— begin —

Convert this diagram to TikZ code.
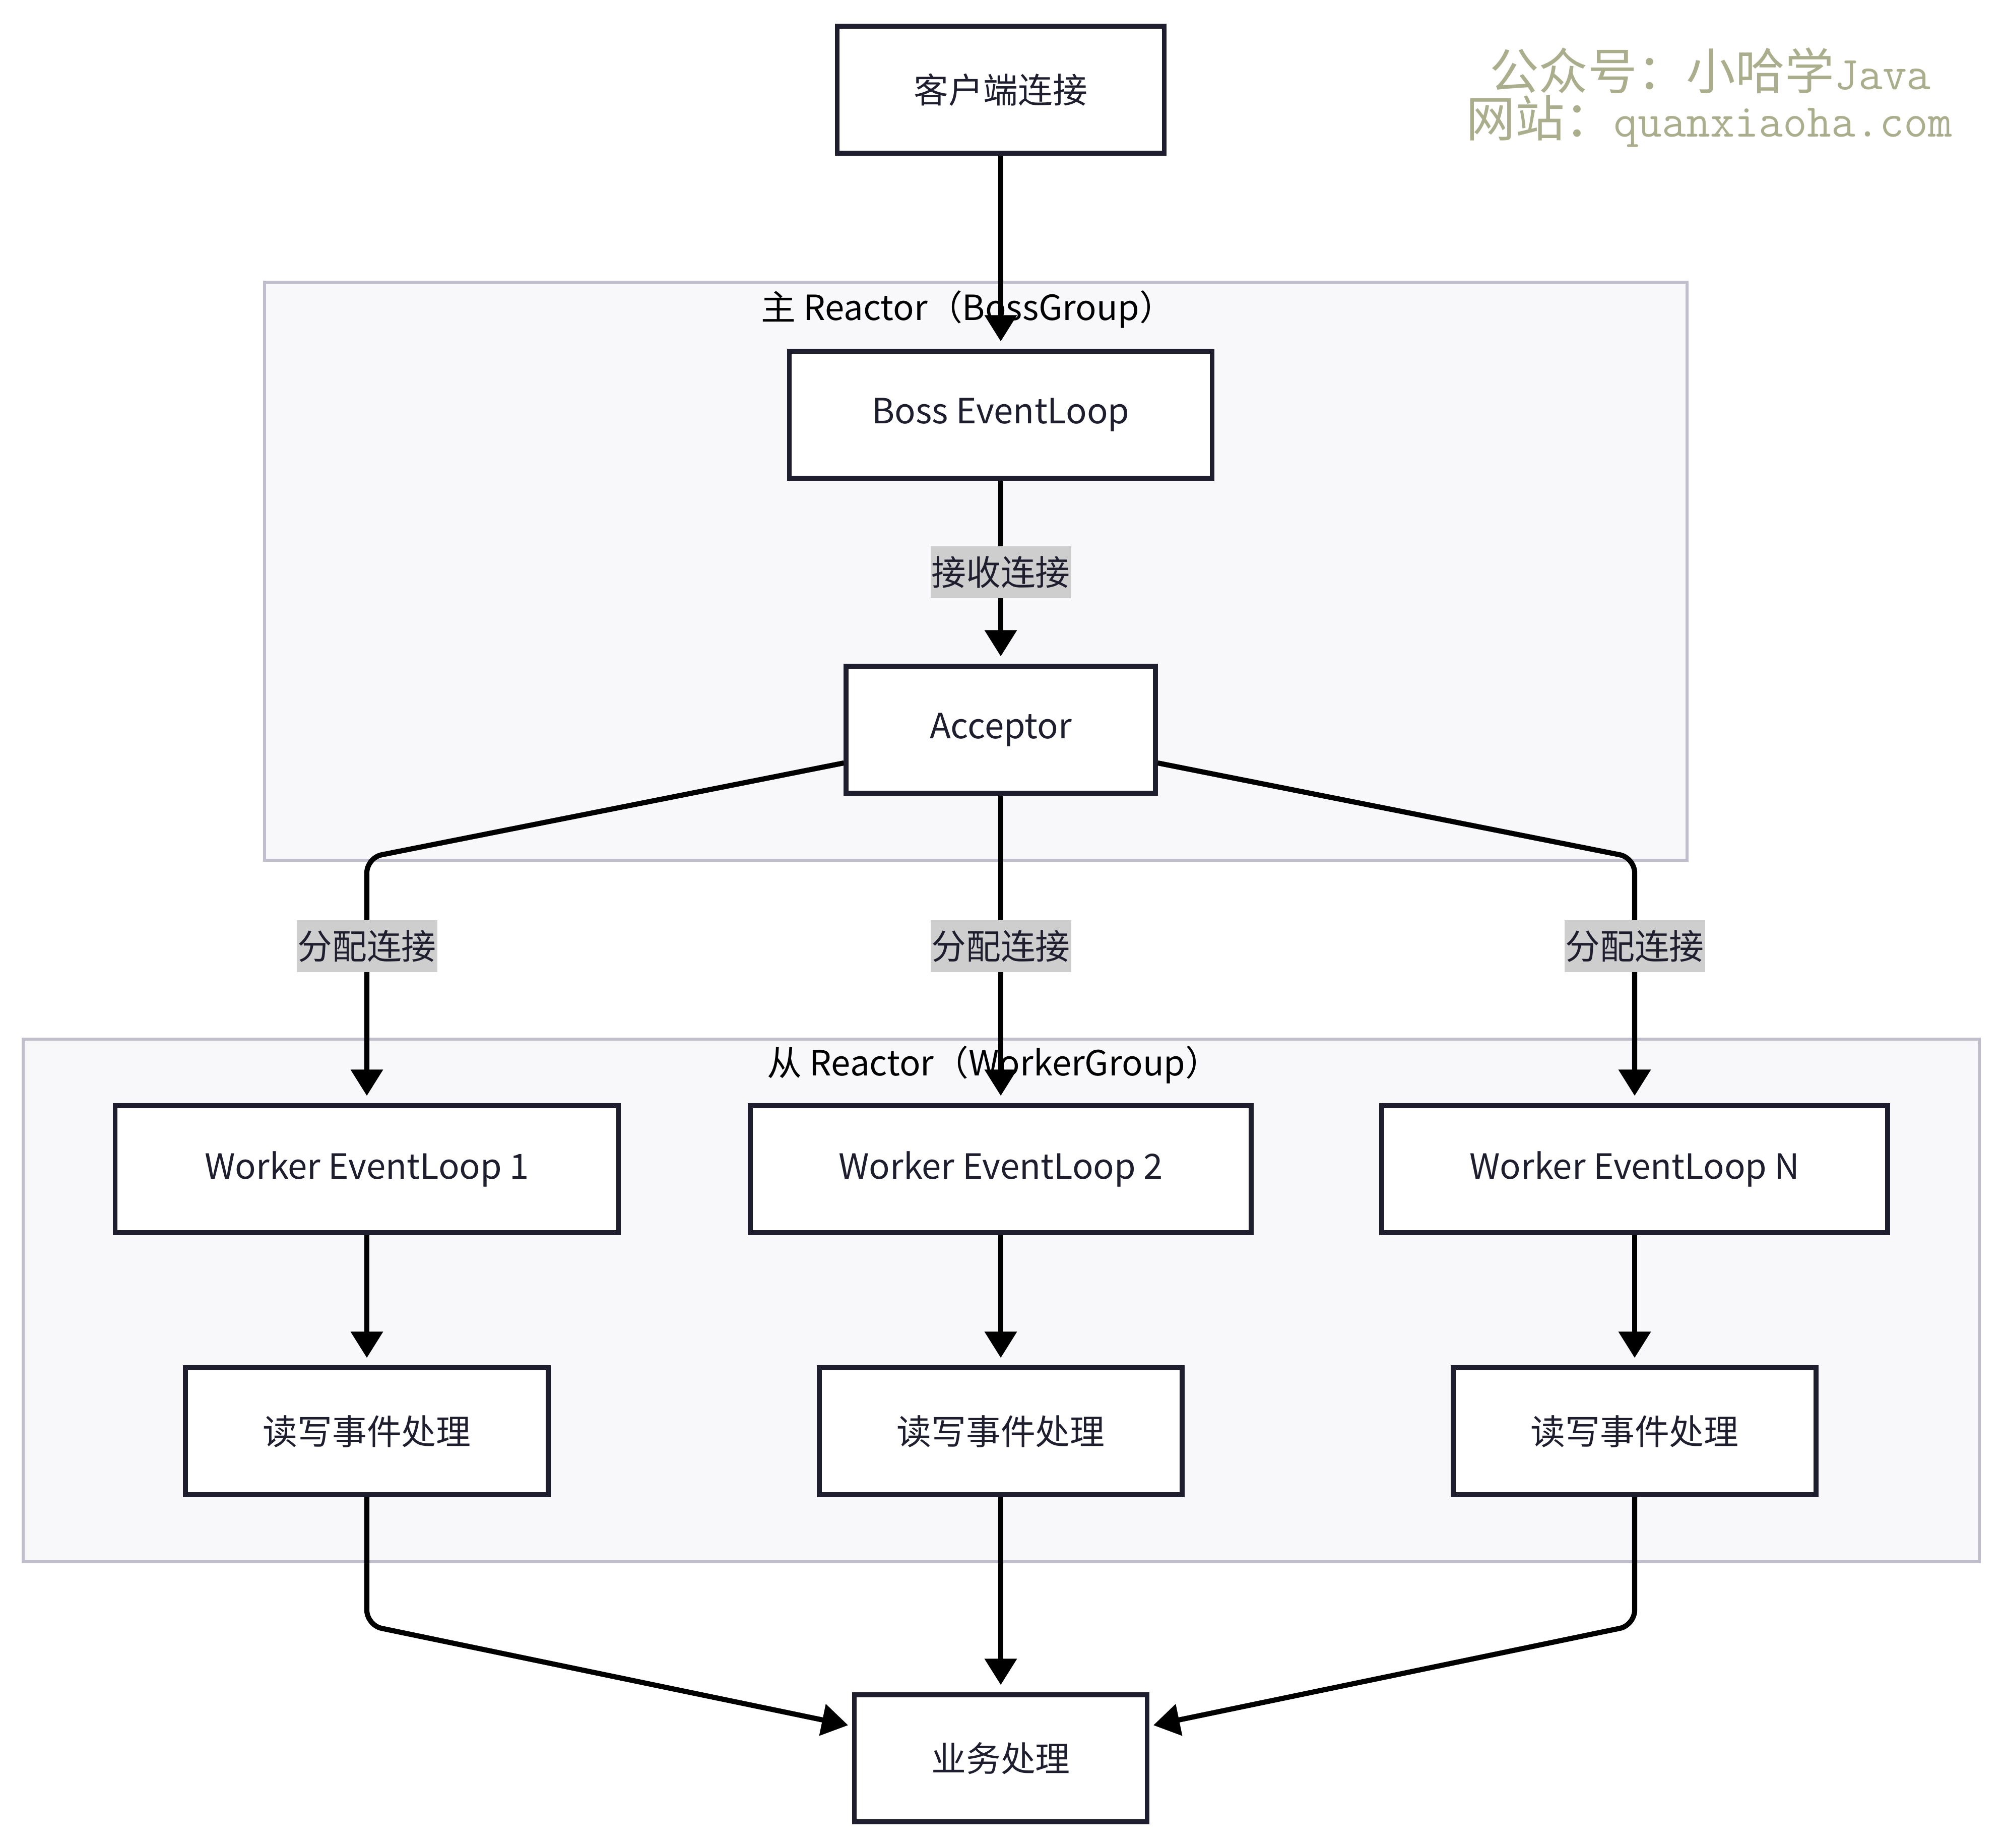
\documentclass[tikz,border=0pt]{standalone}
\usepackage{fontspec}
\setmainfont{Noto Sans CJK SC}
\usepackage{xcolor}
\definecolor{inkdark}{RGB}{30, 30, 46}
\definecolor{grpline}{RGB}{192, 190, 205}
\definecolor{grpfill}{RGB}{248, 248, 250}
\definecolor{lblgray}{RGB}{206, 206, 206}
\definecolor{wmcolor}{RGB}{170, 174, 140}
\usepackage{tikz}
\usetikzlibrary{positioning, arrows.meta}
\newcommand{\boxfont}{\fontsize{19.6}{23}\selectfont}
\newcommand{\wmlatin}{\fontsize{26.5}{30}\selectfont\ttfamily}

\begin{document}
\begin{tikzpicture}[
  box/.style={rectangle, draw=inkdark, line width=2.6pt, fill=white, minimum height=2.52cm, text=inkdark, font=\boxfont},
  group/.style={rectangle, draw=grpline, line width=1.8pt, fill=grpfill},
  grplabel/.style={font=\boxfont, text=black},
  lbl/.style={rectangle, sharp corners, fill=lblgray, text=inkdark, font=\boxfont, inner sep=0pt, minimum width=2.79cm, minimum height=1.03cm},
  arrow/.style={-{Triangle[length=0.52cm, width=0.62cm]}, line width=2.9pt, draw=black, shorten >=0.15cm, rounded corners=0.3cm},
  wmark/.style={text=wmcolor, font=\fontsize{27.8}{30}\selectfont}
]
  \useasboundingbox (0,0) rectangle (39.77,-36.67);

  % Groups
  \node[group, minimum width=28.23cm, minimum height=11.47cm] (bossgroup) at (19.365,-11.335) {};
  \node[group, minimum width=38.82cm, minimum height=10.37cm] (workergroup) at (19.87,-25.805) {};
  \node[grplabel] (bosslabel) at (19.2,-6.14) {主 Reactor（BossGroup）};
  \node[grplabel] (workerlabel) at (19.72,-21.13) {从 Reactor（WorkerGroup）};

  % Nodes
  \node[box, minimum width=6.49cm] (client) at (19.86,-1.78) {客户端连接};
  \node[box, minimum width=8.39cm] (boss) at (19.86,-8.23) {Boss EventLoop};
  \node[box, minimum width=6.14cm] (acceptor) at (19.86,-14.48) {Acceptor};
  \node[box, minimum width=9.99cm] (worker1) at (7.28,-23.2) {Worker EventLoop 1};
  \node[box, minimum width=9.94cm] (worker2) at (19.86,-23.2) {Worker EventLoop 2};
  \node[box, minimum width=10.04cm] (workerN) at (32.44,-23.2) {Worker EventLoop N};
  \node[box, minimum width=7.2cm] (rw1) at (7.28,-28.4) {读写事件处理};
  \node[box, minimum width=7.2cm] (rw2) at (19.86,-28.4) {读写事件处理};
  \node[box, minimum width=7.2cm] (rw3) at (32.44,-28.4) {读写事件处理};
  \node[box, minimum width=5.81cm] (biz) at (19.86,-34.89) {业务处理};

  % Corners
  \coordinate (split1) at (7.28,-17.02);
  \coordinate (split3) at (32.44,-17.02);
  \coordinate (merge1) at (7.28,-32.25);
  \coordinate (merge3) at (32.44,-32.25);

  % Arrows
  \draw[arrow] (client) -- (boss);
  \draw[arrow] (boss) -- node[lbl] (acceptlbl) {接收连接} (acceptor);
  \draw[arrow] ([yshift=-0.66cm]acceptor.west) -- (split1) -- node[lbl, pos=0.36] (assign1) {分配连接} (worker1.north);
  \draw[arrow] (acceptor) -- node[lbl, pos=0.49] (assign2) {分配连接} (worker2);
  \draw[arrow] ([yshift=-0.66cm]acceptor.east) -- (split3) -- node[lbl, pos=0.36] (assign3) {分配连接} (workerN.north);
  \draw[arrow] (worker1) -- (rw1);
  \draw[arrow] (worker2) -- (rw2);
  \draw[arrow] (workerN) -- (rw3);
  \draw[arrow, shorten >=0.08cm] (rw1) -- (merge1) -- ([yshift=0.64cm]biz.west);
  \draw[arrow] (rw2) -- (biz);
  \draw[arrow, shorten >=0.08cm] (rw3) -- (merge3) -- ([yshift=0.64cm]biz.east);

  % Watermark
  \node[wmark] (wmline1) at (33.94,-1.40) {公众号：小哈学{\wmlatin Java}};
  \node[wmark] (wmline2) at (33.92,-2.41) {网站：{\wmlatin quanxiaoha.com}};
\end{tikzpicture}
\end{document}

— end —

Exercise objective:
Return the material line for line, from its beginning to the line that contains "(workerlabel) at (19.72,-21.13)", with the pictures left out.

Written reply:
Convert this diagram to TikZ code.
\documentclass[tikz,border=0pt]{standalone}
\usepackage{fontspec}
\setmainfont{Noto Sans CJK SC}
\usepackage{xcolor}
\definecolor{inkdark}{RGB}{30, 30, 46}
\definecolor{grpline}{RGB}{192, 190, 205}
\definecolor{grpfill}{RGB}{248, 248, 250}
\definecolor{lblgray}{RGB}{206, 206, 206}
\definecolor{wmcolor}{RGB}{170, 174, 140}
\usepackage{tikz}
\usetikzlibrary{positioning, arrows.meta}
\newcommand{\boxfont}{\fontsize{19.6}{23}\selectfont}
\newcommand{\wmlatin}{\fontsize{26.5}{30}\selectfont\ttfamily}

\begin{document}
\begin{tikzpicture}[
  box/.style={rectangle, draw=inkdark, line width=2.6pt, fill=white, minimum height=2.52cm, text=inkdark, font=\boxfont},
  group/.style={rectangle, draw=grpline, line width=1.8pt, fill=grpfill},
  grplabel/.style={font=\boxfont, text=black},
  lbl/.style={rectangle, sharp corners, fill=lblgray, text=inkdark, font=\boxfont, inner sep=0pt, minimum width=2.79cm, minimum height=1.03cm},
  arrow/.style={-{Triangle[length=0.52cm, width=0.62cm]}, line width=2.9pt, draw=black, shorten >=0.15cm, rounded corners=0.3cm},
  wmark/.style={text=wmcolor, font=\fontsize{27.8}{30}\selectfont}
]
  \useasboundingbox (0,0) rectangle (39.77,-36.67);

  % Groups
  \node[group, minimum width=28.23cm, minimum height=11.47cm] (bossgroup) at (19.365,-11.335) {};
  \node[group, minimum width=38.82cm, minimum height=10.37cm] (workergroup) at (19.87,-25.805) {};
  \node[grplabel] (bosslabel) at (19.2,-6.14) {主 Reactor（BossGroup）};
  \node[grplabel] (workerlabel) at (19.72,-21.13) {从 Reactor（WorkerGroup）};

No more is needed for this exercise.